Rosie comes to stay
December 20, 2008.
This blog post is a joint effort of Ed and Rosie, our intern as of next march. Rosie has been with us for the last week, checking out what we do, how we do it, why we do it, in what context we think we are doing it, the same for the village, and to try and figure out where Rosie fits into all of this.
I think a really important thing here is the re-phrasing of Rosie being an ‘intern’, not a volunteer. It completely changes the context of her being there to give and impart and ‘do’ and changes it to one of her being there to learn.
We figured that the experience would be much better for all if Rosie doesn’t have a specific role as such. Roles create targets and expectations which puts pressure on the self and the community which is needless. Both or previous volunteers, and we did call them volunteers, suffered from this difficultly, so we’re really glad to be able to change the perception. The value of this change in perspective is much greater than first meets the eye. Most/all volunteers think they are there to help and make some kind of change to the community, but in reality it is the ‘volunteer’ that needs the help of the community to change, change to be less stressed, to apply less pressure on people and not be going around with a misguided sense of being right in their opinions and ways of being while the community are therefore wrong. Sounds harsh, but it’s a pretty accurate description of your average volunteer. Volunteers look for problems that can be solved (we need a new classroom, let’s build it!; these kids can’t speak English, let’s teach them!), an intern with Educate for Life looks at what value there is in a community, and explores its deep richness and learns from it, and so in turn explores themselves to try and get to the bottom of which community really is ‘suffering’ the most.
A trip with Rosie to a local government school was telling. The exam timetable had Hindi, Maths and English, nothing else. It is fair to say that they are three very useful skills, but they are utter useless in the village. The only way a child who attends a gov school can use those skills is to migrate to the city, therefore leaving their family, community and heritage and the peace and values that still exist in the village. Add to that that countries need farmers for food, and farmers are on the decrease, in a country that at present is failing to feed itself, and the idea that cities like Bombay have slums of million upon million people, and you can see that the education is giving most children nothing but a passport to misery and a world where money is supreme, values of decency an historical oddity.
We looked at Hunar Ghar in several contexts; development aid, educational development, the global context, local politics, as an experiment in community development, in relation to our school culture, indian school culture and related to their personal self.
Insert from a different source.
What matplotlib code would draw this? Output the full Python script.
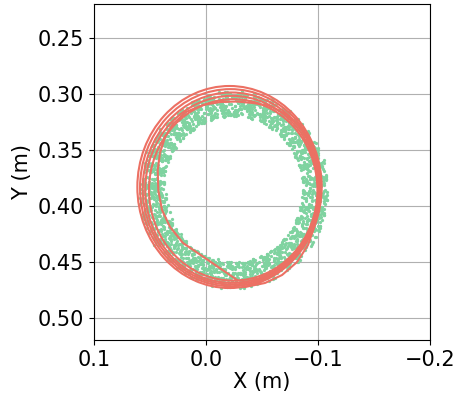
import numpy as np
import matplotlib
matplotlib.use("Agg")
import matplotlib.pyplot as plt
from matplotlib.patches import Ellipse

# ---- data (metres) ----
# red trajectory: first partial loop (inner), typed points
inner_x = [-0.0277, -0.0018, 0.0205, 0.0321, 0.0393, 0.0426, 0.0431, 0.0411,
           0.0366, 0.0295, 0.0179, 0.0027, -0.0125, -0.0277, -0.0420, -0.0571,
           -0.0723, -0.0839, -0.0920, -0.0973, -0.1000, -0.1000, -0.0973,
           -0.0911, -0.0813, -0.0679, -0.0527, -0.0348]
inner_y = [0.4664, 0.4486, 0.4334, 0.4191, 0.4039, 0.3861, 0.3682, 0.3530,
           0.3388, 0.3271, 0.3164, 0.3102, 0.3075, 0.3071, 0.3084, 0.3111,
           0.3191, 0.3298, 0.3423, 0.3593, 0.3816, 0.3995, 0.4173,
           0.4352, 0.4504, 0.4620, 0.4691, 0.4727]

# red trajectory: later loops, extents of each loop (left, right, top, bottom)
loop_left = [0.0613, 0.0589, 0.0565, 0.0542, 0.0509]
loop_right = [-0.1033, -0.1025, -0.1015, -0.1005, -0.0995]
loop_top = [0.2932, 0.2960, 0.2990, 0.3020, 0.3050]
loop_bottom = [0.4736, 0.4720, 0.4705, 0.4690, 0.4670]

# green measured points: ring centre, inner / outer edge of the band
ring_cx, ring_cy = -0.0243, 0.3855
ring_rx = (0.0585, 0.0850)
ring_ry = (0.0620, 0.0890)
# one string per 10 degree sector, each token "ARR":
# A = degree inside the sector, RR = position across the band (00 inner .. 99 outer)
ring_pts = [
    "015 372 548 163 827 431 294 656 709 538 181 365 842 227 619 453 976 344 088 521 735 262 407 689 914 553 136 378 871 246 595 428 063 712 357 984",
    "147 532 268 715 383 926 451 674 039 588 822 257 613 476 941 305 778 164 529 851 236 697 412 985 370 043 756 618 281 534 867 129 492 645 903 318",
    "263 518 741 086 395 624 857 132 479 916 344 581 028 763 259 437 882 615 174 348 956 521 093 687 432 275 719 864 153 506 341 928 687 240 571 812",
    "352 714 186 629 478 241 965 537 023 846 315 672 558 139 904 427 761 283 645 518 372 086 834 157 499 621 745 308 962 234 583 416 077 859 128 641",
    "428 165 837 542 216 693 374 951 608 247 785 132 469 926 351 714 053 588 276 841 437 629 112 975 364 520 843 188 657 431 926 275 514 063 789 346",
    "571 236 912 468 047 783 325 659 184 546 837 213 675 991 452 138 724 366 809 547 283 615 948 172 436 751 025 863 394 627 158 712 486 935 241 569",
    "634 187 452 926 315 768 541 083 879 256 613 497 138 742 955 326 684 211 573 849 462 037 795 358 126 681 914 447 269 536 873 142 718 395 051 627",
    "746 328 581 149 867 432 215 974 653 386 029 741 562 815 178 934 457 623 386 241 799 518 064 872 335 647 183 926 451 708 264 539 817 372 648 153",
    "859 243 617 472 138 935 364 781 526 047 893 265 714 438 952 176 629 347 584 811 236 973 452 118 765 381 647 924 553 219 786 435 068 827 341 692",
    "962 415 738 184 547 826 351 669 213 578 934 146 782 325 651 497 816 273 548 932 164 729 386 651 047 873 512 268 934 756 185 421 693 847 352 715",
    "087 524 369 712 948 235 651 473 816 129 584 337 962 745 218 693 451 876 324 567 139 982 415 758 273 646 831 194 528 367 712 955 483 621 246 879",
    "173 648 425 861 312 596 734 257 983 441 628 175 857 342 569 916 283 734 451 168 825 537 296 683 914 372 541 758 126 863 435 277 619 984 352 746",
    "258 731 546 914 283 467 825 152 639 378 871 524 216 743 358 982 447 685 129 561 834 273 748 315 596 862 147 423 789 651 236 574 918 341 665 827",
    "341 869 627 153 485 742 216 598 834 467 952 329 671 145 783 528 264 817 396 652 438 781 124 569 847 356 612 938 275 713 484 159 846 527 363 792",
    "432 957 718 246 563 821 374 645 189 736 514 283 947 662 328 851 476 735 213 598 864 347 125 679 942 516 381 754 228 895 463 617 832 155 579 386",
    "524 796 863 315 648 947 182 573 736 421 895 264 667 338 713 954 521 482 846 193 357 678 926 245 581 892 414 763 537 196 848 362 725 597 473 651",
    "617 882 354 938 471 726 163 585 847 293 632 975 418 756 281 543 864 327 692 915 176 458 733 564 821 945 386 612 479 253 786 337 596 868 142 594",
    "743 918 261 584 836 172 495 723 657 388 914 246 571 835 692 473 126 757 984 318 545 869 632 287 713 496 851 374 937 565 228 683 412 795 356 881",
    "826 454 693 137 782 568 921 345 618 876 253 794 437 582 967 614 383 739 248 856 572 691 325 962 484 751 137 686 893 529 275 847 364 914 653 738",
    "953 637 728 286 841 515 364 977 632 189 745 563 828 372 694 456 917 234 583 861 718 345 952 627 486 834 263 571 798 342 686 915 437 762 581 874",
    "034 867 492 735 168 581 926 253 714 648 375 893 527 186 762 433 954 612 287 845 569 326 738 991 454 613 875 247 382 594 818 146 673 935 526 768",
    "156 733 582 914 267 648 325 871 479 156 936 542 717 384 691 823 265 548 912 376 634 781 453 927 168 585 346 862 714 239 592 875 428 653 317 946",
    "247 682 315 839 574 126 963 452 718 385 564 837 291 649 176 923 436 758 582 264 817 345 693 928 471 156 734 562 387 853 614 277 945 428 863 531",
    "325 861 643 278 917 564 432 786 159 624 853 317 765 481 238 976 552 614 395 827 168 743 536 284 912 457 681 325 864 573 147 928 356 785 443 612",
    "418 745 267 593 836 352 684 127 971 548 263 816 435 762 584 139 872 343 627 958 481 214 765 536 382 847 623 165 934 476 752 288 617 843 535 964",
    "562 937 475 132 681 854 323 749 516 284 867 635 158 942 427 763 385 671 234 815 552 946 183 728 364 657 841 412 575 936 263 784 327 618 952 443",
    "635 274 818 456 923 567 142 781 365 634 486 914 273 657 832 348 726 564 917 283 635 452 867 321 763 548 926 184 437 875 616 352 784 243 561 827",
    "751 483 326 867 594 218 945 637 472 813 565 284 926 743 351 684 217 858 432 576 963 325 784 647 138 815 472 936 563 284 727 645 318 853 492 176",
    "846 325 673 418 752 984 237 561 826 345 674 913 482 267 735 158 592 846 374 623 817 546 283 935 764 452 618 381 845 723 264 957 576 432 688 315",
    "924 576 243 681 835 462 717 358 584 926 241 673 845 327 968 512 436 781 653 286 741 827 365 518 943 676 282 734 416 568 853 327 692 175 844 631",
    "061 748 536 925 374 612 863 487 245 756 933 568 182 634 475 817 354 926 563 787 218 645 476 832 557 329 746 864 413 675 927 238 584 361 715 853",
    "183 456 727 362 614 845 236 973 558 418 762 637 325 846 974 563 218 745 382 654 826 473 936 564 742 287 613 845 528 362 784 917 453 676 243 835",
    "272 853 364 736 517 948 623 485 826 375 654 293 817 536 168 748 473 625 983 346 752 564 387 836 625 473 918 258 746 582 834 367 613 955 427 684",
    "354 627 816 573 244 763 938 452 675 827 386 513 764 282 945 618 437 856 563 724 285 936 472 618 853 534 746 267 981 346 625 873 518 746 262 895",
    "465 738 254 916 683 347 572 864 426 735 584 863 217 652 936 478 723 564 345 872 616 453 827 736 364 582 947 723 486 655 318 874 532 764 283 946",
    "527 684 943 356 872 415 768 636 583 924 347 856 675 238 514 967 482 753 626 884 365 742 516 838 273 947 654 426 785 563 832 418 676 954 342 758",
]
# second pass of points, same sectors but sitting half a degree further on
ring_pts_b = [
    "436 821 157 649 372 915 584 263 708 431 896 147 352 675 918 224 563 789 041 637 282 954 419 768",
    "528 163 847 372 691 234 956 418 075 582 327 864 145 793 436 658 219 981 364 527 842 176 635 493",
    "619 354 782 126 843 567 231 975 448 713 186 524 867 342 695 138 754 421 982 256 573 817 364 645",
    "742 186 538 963 257 614 825 372 149 586 731 258 964 415 673 827 134 562 385 916 243 758 671 329",
    "853 427 164 785 316 952 548 273 631 184 827 465 352 976 518 243 784 615 137 568 924 381 746 215",
    "964 512 386 847 173 625 938 254 417 763 586 132 845 367 629 471 856 213 584 932 167 745 328 681",
    "075 638 214 869 543 176 752 328 984 461 237 685 912 354 786 143 527 864 236 671 415 948 582 327",
    "186 743 527 354 918 462 685 137 849 572 314 963 246 781 458 625 379 816 564 243 927 518 682 435",
    "297 864 413 586 732 165 948 523 376 612 857 274 931 453 618 786 142 567 825 384 671 236 954 718",
    "318 572 846 263 697 824 135 768 452 917 346 583 762 128 854 471 936 215 683 547 872 364 428 963",
    "429 615 782 348 156 873 542 965 217 634 781 356 493 827 165 582 748 324 961 473 215 686 537 852",
    "532 867 143 724 586 312 958 475 621 186 743 568 832 274 697 415 863 537 246 918 354 781 425 676",
    "645 213 876 534 927 368 615 782 143 856 472 937 264 518 785 346 692 158 827 463 581 734 917 352",
    "756 482 318 963 645 127 584 836 372 615 948 263 735 487 126 852 413 676 538 294 864 317 752 483",
    "867 534 926 172 438 785 643 251 817 564 382 916 647 235 973 518 784 346 695 127 853 568 436 971",
    "978 613 465 827 354 936 512 786 248 693 875 437 163 592 826 374 957 615 482 768 336 924 583 717",
    "089 756 324 968 573 846 165 637 892 415 587 783 264 946 538 672 315 857 426 983 745 516 676 938",
    "192 847 565 326 986 674 438 753 915 582 246 867 734 491 657 963 586 274 835 617 948 372 726 895",
    "284 936 617 758 432 895 564 672 347 918 785 436 593 976 628 354 842 716 567 939 453 784 626 867",
    "375 763 948 524 867 642 386 915 758 437 693 856 274 538 982 716 467 835 594 372 957 648 826 583",
    "462 584 839 316 745 973 528 864 417 682 956 364 843 527 756 238 916 645 372 854 527 783 467 925",
    "543 827 462 985 636 354 717 573 846 264 935 616 483 758 342 874 586 163 728 957 425 693 844 376",
    "634 375 786 523 942 617 358 826 574 936 283 758 645 417 863 524 976 382 614 847 562 735 928 456",
    "715 948 563 836 427 762 584 647 928 365 816 473 754 528 942 386 665 837 253 574 816 462 937 684",
    "826 467 734 358 875 596 642 983 426 768 537 864 315 657 886 423 758 564 936 745 382 617 853 528",
    "937 625 846 574 363 958 726 485 867 643 376 528 964 736 514 847 632 268 795 576 853 427 686 934",
    "048 783 567 832 496 674 358 926 615 847 763 436 582 974 657 325 846 713 564 386 927 658 475 816",
    "153 426 894 637 765 548 863 672 387 956 524 845 736 418 683 974 562 837 475 726 364 583 947 615",
    "264 857 673 346 968 736 485 527 864 617 953 584 372 856 648 267 935 713 542 876 638 456 782 563",
    "375 614 847 563 726 482 938 653 574 836 415 762 948 526 387 864 632 475 918 754 363 827 586 946",
    "486 763 528 945 674 837 364 856 417 682 784 536 623 968 745 382 576 814 657 463 937 575 846 726",
    "537 846 672 384 963 525 758 637 864 473 916 685 457 736 584 926 344 765 826 563 678 847 425 953",
    "648 537 875 762 436 964 683 528 747 856 374 526 863 645 976 453 786 617 538 862 426 754 983 674",
    "759 683 426 857 565 738 946 473 864 627 583 936 745 318 657 874 536 982 663 435 876 546 724 837",
    "864 356 783 625 947 574 836 652 478 925 766 437 864 583 626 945 376 754 517 863 642 985 758 426",
    "975 836 564 742 386 865 628 947 753 514 876 637 346 926 784 563 857 425 684 937 542 768 634 873",
]

x_ticks = [0.1, 0.0, -0.1, -0.2]
y_ticks = [0.25, 0.30, 0.35, 0.40, 0.45, 0.50]

GREEN = "#7fd3a0"
RED = "#ec7063"

# decode the ring points
pts_x, pts_y = [], []
for rows, shift in ((ring_pts, 0.0), (ring_pts_b, 0.5)):
    for k, row in enumerate(rows):
        for tok in row.split():
            ang = np.radians(10 * k + int(tok[0]) + shift)
            t = int(tok[1:]) / 99.0
            rx = ring_rx[0] + t * (ring_rx[1] - ring_rx[0])
            ry = ring_ry[0] + t * (ring_ry[1] - ring_ry[0])
            pts_x.append(ring_cx + rx * np.cos(ang))
            pts_y.append(ring_cy + ry * np.sin(ang))

plt.rcParams["font.size"] = 15
fig = plt.figure(figsize=(4.59, 3.97), dpi=100)
ax = fig.add_axes([0.2048, 0.1436, 0.732, 0.8463])

ax.scatter(pts_x, pts_y, s=5.5, color=GREEN, linewidths=0, zorder=2)

for l, r, t, b in zip(loop_left, loop_right, loop_top, loop_bottom):
    e = Ellipse(((l + r) / 2, (t + b) / 2), l - r, b - t, fill=False,
                edgecolor=RED, linewidth=1.5, zorder=3)
    ax.add_patch(e)
ax.plot(inner_x, inner_y, color=RED, linewidth=1.5, zorder=3)

ax.set_xlim(0.1, -0.2)
ax.set_ylim(0.52, 0.22)
ax.set_xticks(x_ticks)
ax.set_yticks(y_ticks)
ax.set_yticklabels(["%.2f" % v for v in y_ticks])
ax.grid(True, color="#b0b0b0", linewidth=0.8)
ax.set_xlabel("X (m)", labelpad=2)
ax.set_ylabel("Y (m)", labelpad=4)

fig.savefig("out.png", dpi=100)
Each of these angles threw up new questions and ideas as to the negative and positive effects of Hunar Ghar. I think Rosie being with me for a week was as much of a learning experience for me as it was for her, as I was able to talk through complex ideas with an intelligent fluent English speaker while being in the context of being at Hunar Ghar, an opportunity I am very rarely afforded!
We’ve identified things that need changing, but more importantly we have learned that those things that need changing need changing in a certain way, and we are figuring out those ways of cahnging that are most natural in the community; not us telling them they are wrong and we are right, but finding points of value that are shared by us and the community so they tehn put the pieces together and generate their own change. I am taking on the role as a guide to Hunar Ghar, being less of a purist and letting the smaller problems go in exchange for finding pathways and creating experiences that teach people without them knowing they are being taught, such that they find within themselves the confidence and capacity to take on roles and commintments that they previously thought beyond them. Yesterday morning was an example of that. Buriya took the intiative to close Hunar Ghar and take 60 children down to his farm to teach them in organic farming. The school may well be ‘closed’ for the next couple of weeks as he teaches them everything he learned at the organic farm, even the idea of a school beig necessary for learning is being dissolved in the community. Older members of the community are starting to take an interest too, and they in turn will share their knowledge, which is more valueble and relevent in the community that anything that can be taught in 10 years at a government school. Today we are one step closer to a community led school.
Other great things see this week is Buriya’s family providing the vegetables for lunch one day. OK, it was only one day and it was Buriya’s family (the family that always benefits the most from Hunar Ghar) that did it, but it again is a step towards the community running and providing for the school, such as what is community and what is school blurs, ‘and the animals looked from school to community and community to school, and couldn’t tell which was which any more’. (But hopefully they won’t be facist!)